The two-hour Main Lesson, usually given in the morning, is an opportunity for the children to work with a range of themes over an extended period, and to engage with those themes via a variety of perspectives and learning styles. Topics introduced in the Main Lesson are varied and age-appropriate; for example, ‘Weighing and measuring’ in Class 3 (age 9/10 years) or ‘The Story of Rome’ in Class 6 (age 11/12 years).

These themes can be extended and developed in subject lessons, as appropriate, and represent an opportunity for an experience that embraces practical, aesthetic and cognitive learning styles, and for an education that is genuinely inter-disciplinary. Typical subject lessons in a Steiner Waldorf school include one or two foreign languages, music, games, handwork, landwork, religion and eurythmy (a movement-based activity that addresses coordination, concentration and spatial awareness, as well as social skills).

A further distinctive feature of the Lower School is the role of the class teacher, who works with a single class of children over an extended period (typically, between six and eight years), taking the children from the early stages of childhood into the throes of adolescence. This is an expression of the importance given to cultivating positive social relationships within the class and the school as a whole.

 

Main Lesson curriculum in the Lower School:

The introduction, consolidation and practise of literacy and numeracy skills are at the foundation of every Main Lesson throughout the Lower School. This work is supported and enhanced by the progressive introduction of age-appropriate themes and topics.
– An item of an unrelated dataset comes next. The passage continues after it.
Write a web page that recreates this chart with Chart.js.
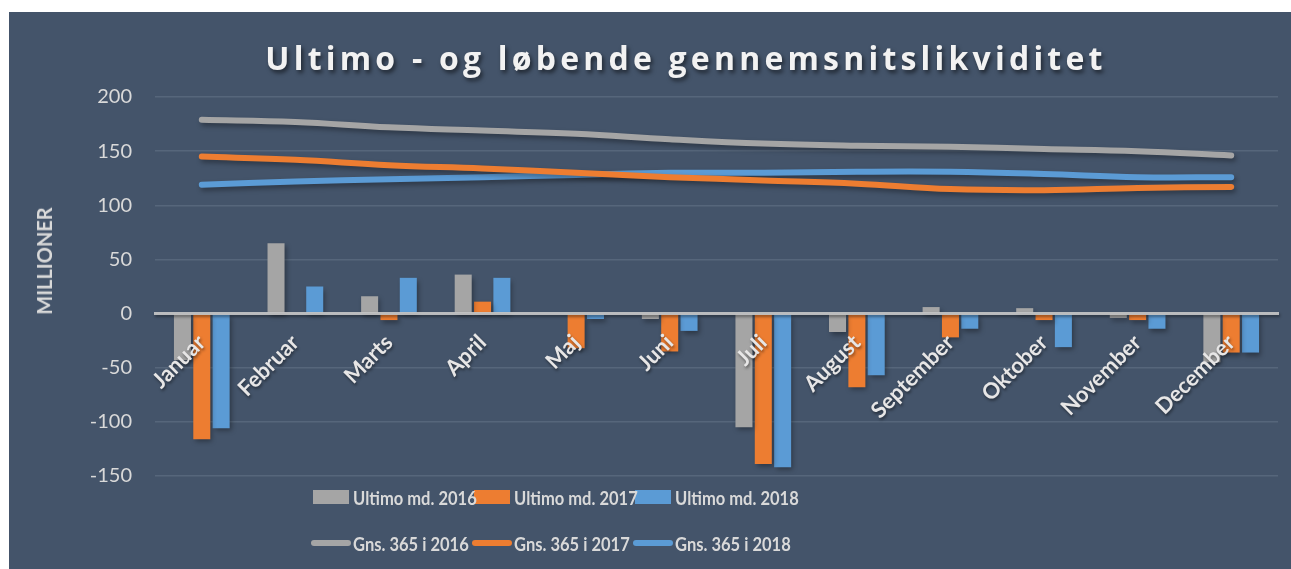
<!DOCTYPE html>
<html lang="da">
<head>
  <meta charset="UTF-8">
  <title>Ultimo - og løbende gennemsnitslikviditet</title>
  <script src="https://cdn.jsdelivr.net/npm/chart.js"></script>
  <style>
    html, body {
      margin: 0;
      padding: 0;
      width: 1291px;
      height: 569px;
      background: #ffffff;
      overflow: hidden;
      font-family: Lato, 'Open Sans', sans-serif;
    }
    .panel {
      position: absolute;
      left: 9px;
      top: 12px;
      width: 1282px;
      height: 557px;
      background: #44546a;
    }
    .chart-box {
      position: absolute;
      left: 0;
      top: 0;
      width: 1282px;
      height: 557px;
    }
    #title {
      position: absolute;
      left: 677px;
      top: 24px;
      transform: translateX(-50%);
      white-space: nowrap;
      font-family: 'Open Sans', sans-serif;
      font-weight: bold;
      font-size: 32px;
      letter-spacing: 4.2px;
      color: #f2f2f2;
      text-shadow: 2px 3px 4px rgba(0, 0, 0, 0.55);
    }
    #ytitle {
      position: absolute;
      left: 35px;
      top: 249px;
      transform: translate(-50%, -50%) rotate(-90deg);
      white-space: nowrap;
      font-weight: bold;
      font-size: 20px;
      color: #d9d9d9;
    }
    .legend-row {
      position: absolute;
      display: flex;
      align-items: center;
      height: 24px;
    }
    .legend-item {
      display: flex;
      align-items: center;
      width: 161px;
      font-weight: bold;
      font-size: 19px;
      color: #d9d9d9;
      white-space: nowrap;
    }
    .legend-item .txt {
      display: inline-block;
      transform: scaleX(0.87);
      transform-origin: left center;
    }
    .legend-item .box {
      flex-shrink: 0;
      width: 36px;
      height: 14px;
      margin-right: 4px;
    }
    .legend-item .line {
      flex-shrink: 0;
      width: 40px;
      height: 6px;
      border-radius: 3px;
      margin-right: 2px;
    }
  </style>
</head>
<body>
  <div class="panel">
    <div class="chart-box">
      <canvas id="chart"></canvas>
    </div>
    <div id="title">Ultimo - og løbende gennemsnitslikviditet</div>
    <div id="ytitle">MILLIONER</div>
    <div class="legend-row" id="legend1" style="left: 304px; top: 473px;"></div>
    <div class="legend-row" id="legend2" style="left: 302px; top: 519px;"></div>
  </div>

<script>
  const months = ['Januar', 'Februar', 'Marts', 'April', 'Maj', 'Juni',
                  'Juli', 'August', 'September', 'Oktober', 'November', 'December'];

  // ultimo balance per month (millions)
  const ultimo2016 = [-43, 65, 16, 36, 0, -5, -105, -17, 6, 5, -4, -45];
  const ultimo2017 = [-116, 0, -6, 11, -32, -35, -139, -68, -22, -6, -6, -36];
  const ultimo2018 = [-106, 25, 33, 33, -5, -16, -142, -57, -14, -31, -14, -36];

  // running 365-day average
  const gns2016 = [179, 177, 172, 169, 166, 161, 157, 155, 154, 152, 150, 146];
  const gns2017 = [145, 142, 137, 134, 130, 126, 123, 120, 115, 114, 116, 117];
  const gns2018 = [119, 122, 124, 126, 128, 130, 130, 131, 131, 129, 126, 126];

  const yTicks = [-150, -100, -50, 0, 50, 100, 150, 200];

  const gray = '#a5a5a5';
  const orange = '#ed7d31';
  const blue = '#5b9bd5';

  // soft drop shadow under bars, lines and the month labels, like the Excel original
  const shadowPlugin = {
    id: 'shadow',
    beforeDatasetDraw(chart) {
      const ctx = chart.ctx;
      ctx.save();
      ctx.shadowColor = 'rgba(0, 0, 0, 0.35)';
      ctx.shadowBlur = 5;
      ctx.shadowOffsetX = 2;
      ctx.shadowOffsetY = 3;
    },
    afterDatasetDraw(chart) {
      chart.ctx.restore();
    },
    afterDatasetsDraw(chart) {
      const ctx = chart.ctx;
      ctx.save();
      ctx.shadowColor = 'rgba(0, 0, 0, 0.45)';
      ctx.shadowBlur = 3;
      ctx.shadowOffsetX = 1;
      ctx.shadowOffsetY = 2;
    },
    afterDraw(chart) {
      chart.ctx.restore();
    }
  };

  function barSet(label, data, color) {
    return {
      type: 'bar',
      label: label,
      data: data,
      backgroundColor: color,
      borderWidth: 0,
      categoryPercentage: 0.62,
      barPercentage: 0.88,
      order: 2
    };
  }

  function lineSet(label, data, color) {
    return {
      type: 'line',
      label: label,
      data: data,
      borderColor: color,
      backgroundColor: color,
      borderWidth: 6,
      borderCapStyle: 'round',
      borderJoinStyle: 'round',
      pointRadius: 0,
      pointHoverRadius: 0,
      tension: 0.4,
      fill: false,
      order: 1
    };
  }

  const ctx = document.getElementById('chart').getContext('2d');
  const chart = new Chart(ctx, {
    data: {
      labels: months,
      datasets: [
        barSet('Ultimo md. 2016', ultimo2016, gray),
        barSet('Ultimo md. 2017', ultimo2017, orange),
        barSet('Ultimo md. 2018', ultimo2018, blue),
        lineSet('Gns. 365 i 2016', gns2016, gray),
        lineSet('Gns. 365 i 2017', gns2017, orange),
        lineSet('Gns. 365 i 2018', gns2018, blue)
      ]
    },
    options: {
      responsive: true,
      maintainAspectRatio: false,
      animation: false,
      layout: {
        padding: { top: 85, bottom: 93, left: 0, right: 13 }
      },
      plugins: {
        legend: { display: false },
        title: { display: false },
        tooltip: { enabled: false }
      },
      scales: {
        x: {
          position: { y: 0 },
          grid: { display: false, drawTicks: false },
          border: { display: true, z: 1, color: 'rgba(200, 200, 200, 0.9)', width: 3, dash: [2, 2] },
          ticks: {
            z: 2,
            autoSkip: false,
            minRotation: 45,
            maxRotation: 45,
            padding: 16,
            color: '#e7e6e6',
            font: { family: 'Lato', size: 22, weight: 'bold' }
          }
        },
        y: {
          min: -150,
          max: 200,
          afterFit(scale) { scale.width = 146; },
          afterBuildTicks(scale) { scale.ticks = yTicks.map(v => ({ value: v })); },
          grid: { color: '#56667b', lineWidth: 1.5, drawTicks: false },
          border: { display: false },
          ticks: {
            padding: 23,
            color: '#d9d9d9',
            font: { family: 'Lato', size: 20 }
          }
        }
      }
    },
    plugins: [shadowPlugin]
  });

  // html legend built from the datasets, two rows like the original
  chart.data.datasets.forEach(function(ds, i) {
    const item = document.createElement('div');
    item.className = 'legend-item';
    const mark = document.createElement('span');
    mark.className = ds.type === 'bar' ? 'box' : 'line';
    mark.style.background = ds.type === 'bar' ? ds.backgroundColor : ds.borderColor;
    const text = document.createElement('span');
    text.className = 'txt';
    text.textContent = ds.label;
    item.appendChild(mark);
    item.appendChild(text);
    document.getElementById(i < 3 ? 'legend1' : 'legend2').appendChild(item);
  });
</script>
</body>
</html>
These include:

Class 1: Fairy tales and legends

Class 2: Fables and animal stories, nature stories

Class 3: Traditional crafts and farming, measurement, Old Testament stories

Class 4: Myths and legends of northern cultures, animal study, local geography, mathematics (fractions)

Class 5: Ancient civilisations, Greek history, plant study, mathematics (decimals), UK geography

Class 6: Roman and medieval history, geology, mathematics (percentages), physics, European geography

Using SSP (Systematic Synthetic Phonics )
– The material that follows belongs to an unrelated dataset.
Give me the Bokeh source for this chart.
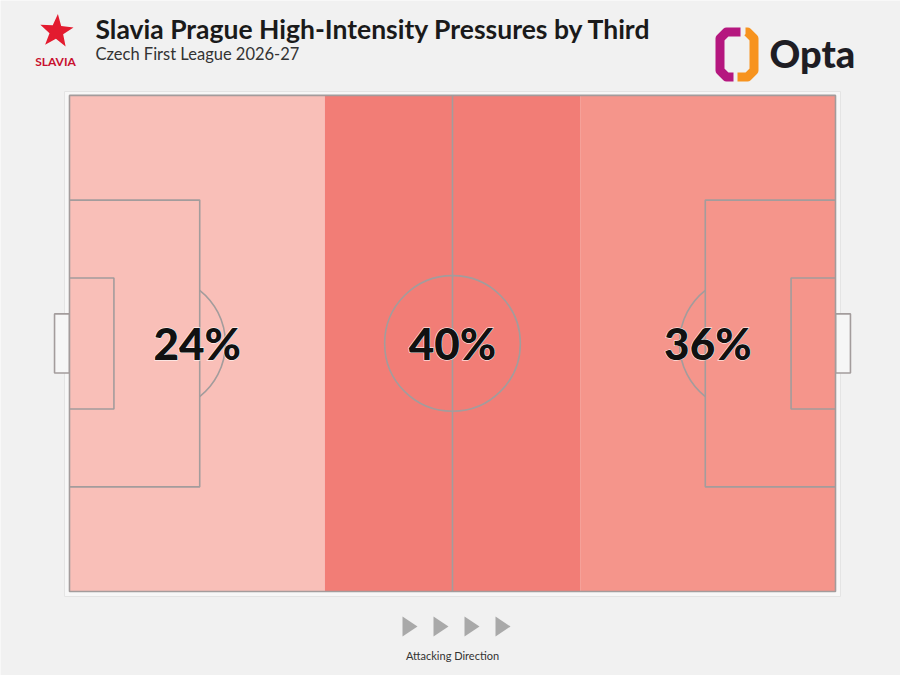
import numpy as np
from bokeh.plotting import figure
from bokeh.models import Range1d
from bokeh.core.properties import value
from bokeh.embed import file_html
from bokeh.resources import INLINE

# ---- data ----
thirds = ["Defensive Third", "Middle Third", "Attacking Third"]
pressure_share = [24, 40, 36]
zone_colors = ["#f9bfb8", "#f27d76", "#f5958b"]
title = "Slavia Prague High-Intensity Pressures by Third"
subtitle = "Czech First League 2026-27"
direction_label = "Attacking Direction"

# pitch dims (metres)
L, W = 105.0, 68.0

# screen mapping (page px) -> data
S = 766.0 / L
PX0, PY0 = 69.0, 591.0


def X(px):
    return (px - PX0) / S


def Y(py):
    return (PY0 - py) / S


def B(py, size):
    # baseline correction for the svg text renderer
    return Y(py - 0.43 * size)


FW, FH = 900, 675
p = figure(width=FW, height=FH, output_backend="svg", toolbar_location=None,
           x_range=Range1d(X(0), X(FW)), y_range=Range1d(Y(FH), Y(0)),
           min_border=0, background_fill_color="#f1f1f1", border_fill_color="#f1f1f1",
           outline_line_color=None)
p.axis.visible = False
p.grid.visible = False

line_c = "#a39c9c"
lw = 1.6
heavy = value("'Lato Black', Lato")

# frame around pitch
p.quad(left=X(64), right=X(840), bottom=Y(596), top=Y(91),
       fill_color="#f7f7f7", line_color="#e4e4e4", line_width=1)

# goals (outside pitch)
gw, gd = 8.1, 2.05
p.quad(left=[-gd, L], right=[0, L + gd], bottom=[W / 2 - gw / 2] * 2, top=[W / 2 + gw / 2] * 2,
       fill_color="#f6f6f6", line_color=line_c, line_width=lw)

# zones
n = len(thirds)
lefts = [i * L / n for i in range(n)]
rights = [(i + 1) * L / n for i in range(n)]
p.quad(left=lefts, right=rights, bottom=0, top=W, fill_color=zone_colors,
       line_color=None)

# pitch markings
p.quad(left=0, right=L, bottom=0, top=W, fill_color=None, line_color=line_c, line_width=lw)
p.line([L / 2, L / 2], [0, W], line_color=line_c, line_width=lw)
cr = 9.3
p.circle(x=L / 2, y=W / 2, radius=cr, fill_color=None, line_color=line_c, line_width=lw)
bd, bw = 0.17 * L, 0.578 * W
sd, sw = 0.058 * L, 0.264 * W
for x0, sgn in [(0, 1), (L, -1)]:
    xs = [x0, x0 + sgn * bd, x0 + sgn * bd, x0]
    p.line(xs, [W / 2 - bw / 2, W / 2 - bw / 2, W / 2 + bw / 2, W / 2 + bw / 2],
           line_color=line_c, line_width=lw)
    xs = [x0, x0 + sgn * sd, x0 + sgn * sd, x0]
    p.line(xs, [W / 2 - sw / 2, W / 2 - sw / 2, W / 2 + sw / 2, W / 2 + sw / 2],
           line_color=line_c, line_width=lw)
spot = 0.115 * L
th = np.arccos((bd - spot) / cr)
p.arc(x=spot, y=W / 2, radius=cr, start_angle=-th, end_angle=th,
      line_color=line_c, line_width=lw)
p.arc(x=L - spot, y=W / 2, radius=cr, start_angle=np.pi - th, end_angle=np.pi + th,
      line_color=line_c, line_width=lw)

# percentage labels: white outline underneath, solid black on top
cx = [(a + b) / 2 for a, b in zip(lefts, rights)]
labels = [f"{v}%" for v in pressure_share]
for outline in ["#ffffff", None]:
    p.text(x=cx, y=[B(361, 44)] * n, text=labels,
           text_font=heavy, text_font_style="bold", text_font_size="44px",
           text_color="#111111", text_outline_color=outline,
           text_align="center", text_baseline="alphabetic")

# title / subtitle
p.text(x=[X(95)], y=[B(40, 26.5)], text=[title], text_font=value("Lato"),
       text_font_style="bold", text_font_size="26.5px", text_color="#1a1a1a",
       text_baseline="alphabetic")
p.text(x=[X(95)], y=[B(61, 16.5)], text=[subtitle], text_font=value("Lato"),
       text_font_size="16.5px", text_color="#333333", text_baseline="alphabetic")

# Slavia logo: star
ang = np.pi / 2 + np.arange(10) * np.pi / 5 - 0.08
rad = np.where(np.arange(10) % 2 == 0, 17.5, 7.2)
sx = 56 + rad * np.cos(ang)
sy = 31 - rad * np.sin(ang)
p.patch(X(sx), Y(sy), fill_color="#e31b2f", line_color=None)
p.text(x=[X(55)], y=[B(66, 12)], text=["SLAVIA"], text_font=value("Lato"),
       text_font_style="bold", text_font_size="12px", text_color="#c8102e",
       text_align="center", text_baseline="alphabetic")

# Opta logo
lb_x = [740, 726, 719.5, 719.5, 726, 733]
lb_y = [31.5, 31.5, 38, 70, 76.5, 76.5]
rb_x = [745, 747, 753.5, 753.5, 747, 737]
rb_y = [31.5, 31.5, 38, 70, 76.5, 76.5]
p.line(X(np.array(lb_x)), Y(np.array(lb_y)), line_color="#b5177f", line_width=9,
       line_join="round")
p.line(X(np.array(rb_x)), Y(np.array(rb_y)), line_color="#f7931e", line_width=9,
       line_join="round")
p.text(x=[X(769)], y=[B(69, 38)], text=["Opta"], text_font=heavy,
       text_font_style="bold", text_font_size="38px", text_color="#1e1d24",
       text_baseline="alphabetic")

# attacking direction arrows
xs_list, ys_list = [], []
for i in range(4):
    c = 409.5 + i * 31
    xs_list.append(X(np.array([c - 7.5, c + 7.5, c - 7.5])))
    ys_list.append(Y(np.array([616, 626, 636])))
p.patches(xs_list, ys_list, fill_color="#a9a9a9", line_color=None)
p.text(x=[X(452)], y=[B(660, 11)], text=[direction_label], text_font=value("Lato"),
       text_font_size="11px", text_color="#333333", text_align="center",
       text_baseline="alphabetic")

open("out.html", "w").write(file_html(p, INLINE))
Our school use phonics as one of many tools for teaching literacy but we start with an `analytical` approach, beginning with the whole and moving to the parts, not the other way around. From a story will come a sentence, within the sentence there will be focus on certain words, within those words specific letters, sounds and blends will be explored. Letters are then learned as a picture or `shape`. They learn that some letters – particularly vowels – have more than one sound and will be able to identify which sound it is making in a given word but the rules as how this works come later. Once the children have mastered a few letters they will begin to write simple words and sentences and from this prior activity of writing they will begin to learn how to read.